Socket AM5 (LGA 1718), which debuted late last year, will stick around until at least 2026 and will support new CPU core and graphics upgrades on an annual cadence. At that rate, we could see at least two more Ryzen desktop generations for the socket before it gets replaced by something newer (probably AM6).
The roadmap also references AMD Ryzen 8000 Series that will utilize Zen 5 and Navi 3.5 architectures – the first time AMD has publicly confirmed Ryzen 8000 details.
It is not uncommon for AMD to skip entire “generations” when numbering its desktop parts. Most recently, the company jumped over the 6000 series and went from Ryzen 5000 directly to Ryzen 7000. Is there anything that can be gleaned from reading between the lines here? Maybe.
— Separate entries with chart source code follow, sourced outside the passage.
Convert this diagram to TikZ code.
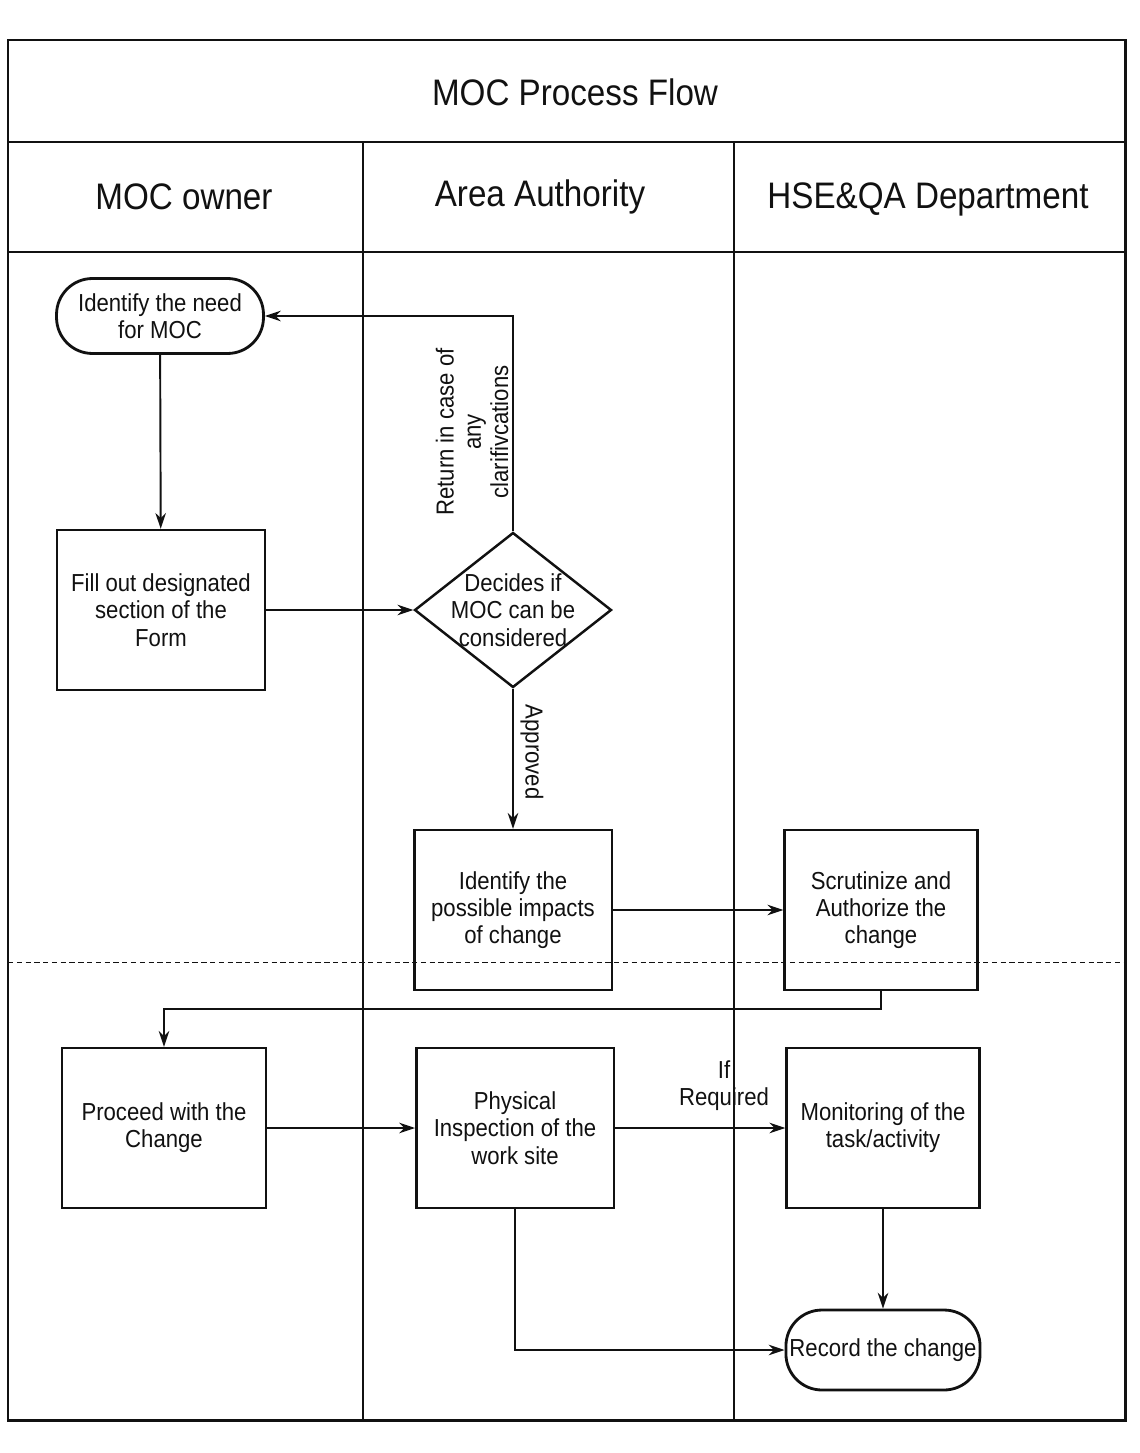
\documentclass[tikz,border=0pt]{standalone}
\usepackage{fontspec}
\setmainfont{Liberation Sans}[FakeStretch=0.9]
\usetikzlibrary{shapes.geometric, arrows.meta, positioning}
\definecolor{cInk}{HTML}{111111}
\definecolor{cPaper}{HTML}{FFFFFF}
\tikzset{
  procbox/.style={
    draw=cInk, rectangle, line width=1.4pt,
    minimum width=#1, minimum height=3.2cm,
    font=\fontsize{14}{15.5}\selectfont, text=cInk,
    align=center, inner sep=2pt,
  },
  procbox/.default=3.95cm,
  termbox/.style={
    draw=cInk, rounded corners=0.72cm, line width=1.6pt,
    minimum width=#1, minimum height=1.5cm,
    font=\fontsize{14}{15.5}\selectfont, text=cInk,
    align=center, inner sep=2pt,
  },
  decbox/.style={
    draw=cInk, diamond, line width=1.4pt,
    minimum width=3.94cm, minimum height=3.1cm, inner sep=0pt,
  },
  lbl/.style={font=\fontsize{14}{15.5}\selectfont, text=cInk, align=center},
  hdr/.style={font=\fontsize{21}{24}\selectfont, text=cInk},
  arw/.style={-{Stealth[length=9pt, width=6pt]}, line width=1.1pt, color=cInk},
  frameline/.style={cInk, line width=1.7pt},
  laneline/.style={cInk, line width=1.1pt},
}
\begin{document}
\begin{tikzpicture}[x=0.02cm, y=-0.02cm]
  \useasboundingbox[fill=cPaper] (0,0) rectangle (1139,1453);

  % Frame, title row and header row
  \draw[frameline] (8,40) rectangle (1125,1420);
  \draw[frameline] (8,142) -- (1125,142);
  \draw[frameline] (8,252) -- (1125,252);
  \draw[laneline] (363,142) -- (363,1420);
  \draw[laneline] (734,142) -- (734,1420);
  \draw[cInk, thin, densely dashed] (8,962) -- (1125,962);

  \node[hdr] (title) at (575,92) {MOC Process Flow};
  \node[hdr] (hOwner) at (184,197) {MOC owner};
  \node[hdr] (hArea) at (540,197) {Area Authority};
  \node[hdr] (hHse) at (928,199) {HSE\&QA Department};

  % Steps
  \node[termbox=4.14cm] (idneed) at (160,316) {Identify the need\\for MOC};
  \node[procbox=4.16cm] (fillform) at (161,610) {Fill out designated\\section of the\\Form};
  \node[decbox] (decide) at (513,610) {};
  \node[lbl] (decidetxt) at (decide) {Decides if\\MOC can be\\considered};
  \node[procbox] (impacts) at (513,910) {Identify the\\possible impacts\\of change};
  \node[procbox=3.86cm] (scrut) at (881,910) {Scrutinize and\\Authorize the\\change};
  \node[procbox=4.08cm] (proceed) at (164,1128) {Proceed with the\\Change};
  \node[procbox] (physical) at (515,1128) {Physical\\Inspection of the\\work site};
  \node[procbox=3.86cm] (monitor) at (883,1128) {Monitoring of the\\task/activity};
  \node[termbox=3.74cm, minimum height=1.6cm] (record) at (883,1350) {Record the change};

  % Connectors
  \draw[arw] (idneed) -- (fillform);
  \draw[arw] (fillform) -- (decide);
  \draw[arw] (decide.north) |- (idneed.east);
  \node[lbl, rotate=90] (retlbl) at (472,432) {Return in case of\\any\\clarifivcations};
  \draw[arw] (decide) -- (impacts);
  \node[lbl, rotate=-90] (applbl) at (532,752) {Approved};
  \draw[arw] (impacts) -- (scrut);
  \draw[arw] (scrut.south) -- ++(0,18) -| (proceed.north);
  \draw[arw] (proceed) -- (physical);
  \draw[arw] (physical) -- (monitor);
  \node[lbl] (reqlbl) at (724,1086) {If\\Required};
  \draw[arw] (monitor) -- (record);
  \draw[arw] (physical.south) |- (record.west);
\end{tikzpicture}
\end{document}
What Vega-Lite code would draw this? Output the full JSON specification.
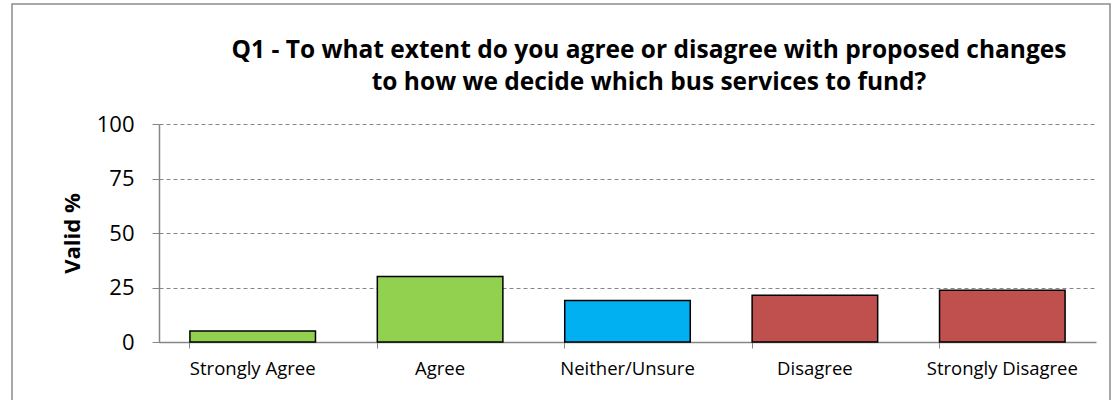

What appears more certain is that Navi 3.5 will be an incremental upgrade to AMD’s graphics architecture. Details were not provided, but this could simply be a die shrink of Navi 3 to boost clock speeds and improve efficiency.
Earlier roadmaps have pointed to the next Ryzen desktop series carrying the codename Granite Ridge (mobile platforms are reportedly codenamed Strix Point). A leak from last month claimed Granite Ridge will top out at 16 cores / 32 threads with a max TDP of 170 watts, and will be built on TSMC’s N3E or N3P manufacturing node. Cache levels will reportedly mirror those of their Zen 4 predecessors but unfortunately, details like clock speeds were not shared.
According to the leak, which is said to have come from a document supplied to a board partner, Ryzen 8000 series chips will launch sometime in the second half of 2024.
The full slide deck for the Meet the Experts showcase is available online but mostly caters to the server crowd.